For awhile yesterday I had it running at 3.96ghz (18x220) with 1.425V, and it would pass an Intel Burn Test fine, but trying to run Folding@Home SMP client on it crashed it this morning. I've taken it down to 3.85ghz (17.5x220) at 1.425V and it seems to be doing alright.

1) During the burn test, the CPUID Hardware Monitor would show the "CPU core temperatures" reaching about 63C. However, EasyTune6 (using Gigabyte motherboard) shows a "CPU temperature" of less than that - right now while it's folding, the cores are at 48C while the CPU is at 44C. I've heard that it's best to keep the processor temperature below 62C, and think that is the "CPU temperature", but I'm not entirely sure.

2) What kind of voltage is it safe to give these processors? In the spec sheets, it shows that their "nominal voltage" is up to about 1.40V, so I'm already giving it a bit more than normal. Some review sites I've seen have taken it all the way up to a bit past 1.5V - is it common to run the processor that high?
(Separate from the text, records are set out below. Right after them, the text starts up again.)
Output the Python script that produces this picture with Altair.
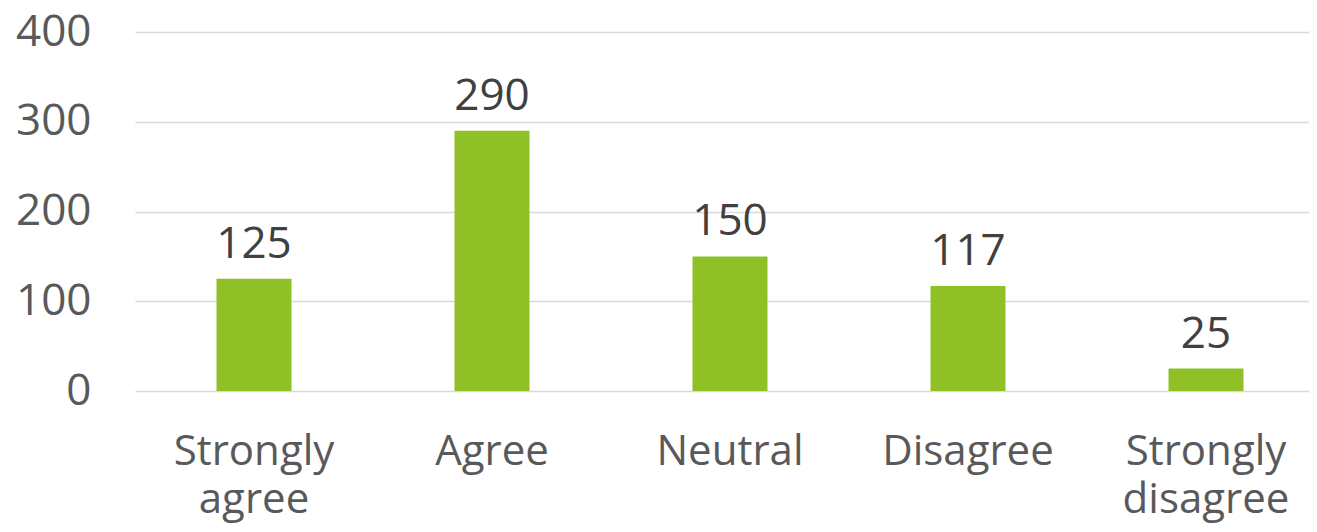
import altair as alt
import pandas as pd

categories = ["Strongly agree", "Agree", "Neutral", "Disagree", "Strongly disagree"]
counts = [125, 290, 150, 117, 25]

df = pd.DataFrame({"category": categories, "count": counts})

FONT = "Open Sans"

base = alt.Chart(df).encode(
    x=alt.X("category:N", sort=categories,
            scale=alt.Scale(paddingInner=0.685, paddingOuter=0.3425, range=[0, 1190]),
            axis=alt.Axis(title=None, labelAngle=0, domain=False, ticks=False,
                          labelFont=FONT, labelFontSize=42, labelColor="#595959",
                          labelPadding=40, labelLineHeight=48, labelBaseline="top",
                          labelExpr="split(datum.label, ' ')")),
    y=alt.Y("count:Q", scale=alt.Scale(domain=[0, 400]),
            axis=alt.Axis(title=None, values=[0, 100, 200, 300, 400], domain=False,
                          ticks=False, labelFont=FONT, labelFontSize=44,
                          labelColor="#595959", labelPadding=44,
                          gridColor="#D9D9D9", gridWidth=1.5)),
)

bars = base.mark_bar(color="#8FC126")
labels = base.mark_text(baseline="alphabetic", dy=-21, font=FONT, fontSize=44,
                        color="#404040").encode(text="count:Q")

chart = (bars + labels).properties(
    width=1174, height=359,
    autosize=alt.AutoSizeParams(type="none"),
    padding={"left": 127, "top": 24, "right": 0, "bottom": 133},
).configure_view(stroke=None)

chart.save("out.html", embed_options={"renderer": "svg", "actions": False})
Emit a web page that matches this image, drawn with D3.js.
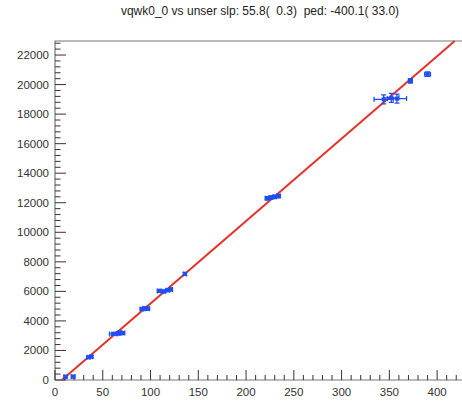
<!DOCTYPE html>
<html>
<head>
<meta charset="utf-8">
<script src="https://cdn.jsdelivr.net/npm/d3@7"></script>
<style>
  body { margin: 0; background: #fff; }
  text { font-family: "Liberation Sans", Arial, sans-serif; }
</style>
</head>
<body>
<svg id="chart" width="462" height="401"></svg>
<script>
// measured points (unser vs vqwk0_0)
const xVals = [11, 19, 35, 38, 61, 66, 68, 71, 91, 94, 97, 109, 114, 118, 121, 136, 222, 226, 230, 234, 344, 352, 358, 372, 390];
const yVals = [220, 230, 1540, 1580, 3120, 3150, 3200, 3180, 4800, 4850, 4830, 6030, 6000, 6080, 6130, 7180, 12300, 12350, 12400, 12450, 19000, 19100, 19050, 20250, 20700];
const xErrs = [1.5, 2, 1.5, 1.5, 4, 2, 2, 2, 2, 2, 2, 2, 2, 2, 2, 1.5, 2, 2, 2, 2, 10, 8, 10, 2, 3];
const yErrs = [80, 80, 80, 80, 100, 100, 100, 100, 100, 100, 100, 100, 100, 100, 100, 100, 120, 120, 120, 120, 300, 300, 300, 150, 150];
const slope = 55.8, ped = -400.1;
const titleText = "vqwk0_0 vs unser slp: 55.8(  0.3)  ped: -400.1( 33.0)";
const xTicks = [0, 50, 100, 150, 200, 250, 300, 350, 400];
const yTicks = [0, 2000, 4000, 6000, 8000, 10000, 12000, 14000, 16000, 18000, 20000, 22000];

const svg = d3.select("#chart");
const x = d3.scaleLinear().domain([0, 425]).range([55, 461]);
const y = d3.scaleLinear().domain([0, 22950]).range([380, 41]);

// title (keep the double spaces)
svg.append("text")
  .attr("x", 260).attr("y", 15)
  .attr("text-anchor", "middle")
  .attr("font-size", 12)
  .attr("fill", "#222")
  .style("white-space", "pre")
  .text(titleText);

// frame lines
svg.append("path")
  .attr("d", `M${x(0)},${y(0)}V${y.range()[1]}H462`)
  .attr("fill", "none")
  .attr("stroke", "#777")
  .attr("stroke-width", 1.2);
svg.append("line")
  .attr("x1", x(0)).attr("x2", 462)
  .attr("y1", y(0)).attr("y2", y(0))
  .attr("stroke", "#777").attr("stroke-width", 1.2);

// y ticks (inward)
const yMinor = d3.range(0, 22950, 400);
svg.append("g").selectAll("line")
  .data(yMinor)
  .join("line")
  .attr("x1", x(0)).attr("x2", (d) => x(0) + (d % 2000 === 0 ? 11 : 5.5))
  .attr("y1", (d) => y(d)).attr("y2", (d) => y(d))
  .attr("stroke", "#333").attr("stroke-width", 1);
svg.append("g").selectAll("text")
  .data(yTicks)
  .join("text")
  .attr("x", 49).attr("y", (d) => y(d) + 4)
  .attr("text-anchor", "end")
  .attr("font-size", 11.5)
  .attr("fill", "#333")
  .text((d) => d);

// x ticks (inward)
const xMinor = d3.range(0, 426, 10);
svg.append("g").selectAll("line")
  .data(xMinor)
  .join("line")
  .attr("x1", (d) => x(d)).attr("x2", (d) => x(d))
  .attr("y1", y(0)).attr("y2", (d) => y(0) - (d % 50 === 0 ? 10 : 5))
  .attr("stroke", "#333").attr("stroke-width", 1);
svg.append("g").selectAll("text")
  .data(xTicks)
  .join("text")
  .attr("x", (d) => x(d)).attr("y", 396)
  .attr("text-anchor", "middle")
  .attr("font-size", 11.5)
  .attr("fill", "#333")
  .text((d) => d);

// fit line
const x0 = -ped / slope;
const x1 = (22950 - ped) / slope;
svg.append("line")
  .attr("x1", x(x0)).attr("y1", y(0))
  .attr("x2", x(x1)).attr("y2", y(22950))
  .attr("stroke", "#e8302a")
  .attr("stroke-width", 2);

// points with error bars
const pts = xVals.map((v, i) => ({ x: v, y: yVals[i], ex: xErrs[i], ey: yErrs[i] }));
const blue = "#1f4ef5";
const g = svg.append("g").attr("stroke", blue).attr("stroke-width", 1.3).attr("fill", "none");
pts.forEach((p) => {
  const cx = x(p.x), cy = y(p.y);
  const xl = x(p.x - p.ex), xr = x(p.x + p.ex);
  const yt = y(p.y + p.ey), yb = y(p.y - p.ey);
  g.append("path")
    .attr("d", `M${xl},${cy}H${xr}M${cx},${yt}V${yb}` +
      `M${xl},${cy - 2.5}V${cy + 2.5}M${xr},${cy - 2.5}V${cy + 2.5}` +
      `M${cx - 2.5},${yt}H${cx + 2.5}M${cx - 2.5},${yb}H${cx + 2.5}`);
  g.append("rect")
    .attr("x", cx - 2).attr("y", cy - 2)
    .attr("width", 4).attr("height", 4)
    .attr("fill", blue).attr("stroke", "none");
});
</script>
</body>
</html>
3) If anyone here is running one of these processors, how fast have you gotten it, and what are your voltages? Any other advice?

Thanks for your help. This is the most powerful computer I've built yet, and I'd really hate to fry the processor from my own stupidity.

EDIT: Figure this might help.
Motherboard
Heatsink/Fan
Memory (running underclocked a bit)
 
I'm not up on AMD cpu's to give you any overclocking advice, but I know the CPU Temperature is the temp of the cpu socket and not the actual cpu. The Temperatures you need to concern yourself with are the "Core" temps, the cores are the actual working components of the cpu itself.
 
slaymate's right, core temp is where you're focus should lie. With your original clock of 3.96, it would make sense that you're just undervolting the processor, in which case add more voltage. If you're only at 44C you've got a lot of overhead to take that thing further, and with that board I think you can get a bit more out of it. I'd try by bumping up the voltage bit by bit. Go by .005 unless you're impatient like me then crank it all the way up to 1.5v and see what happens. *As a note, if you bump it up to 1.5v and boot it up and it does overheat, don't worry it won't hurt the processor dramatically if the temp is above 80C (which I doubt it would), but calmly restart your computer and lower the voltage.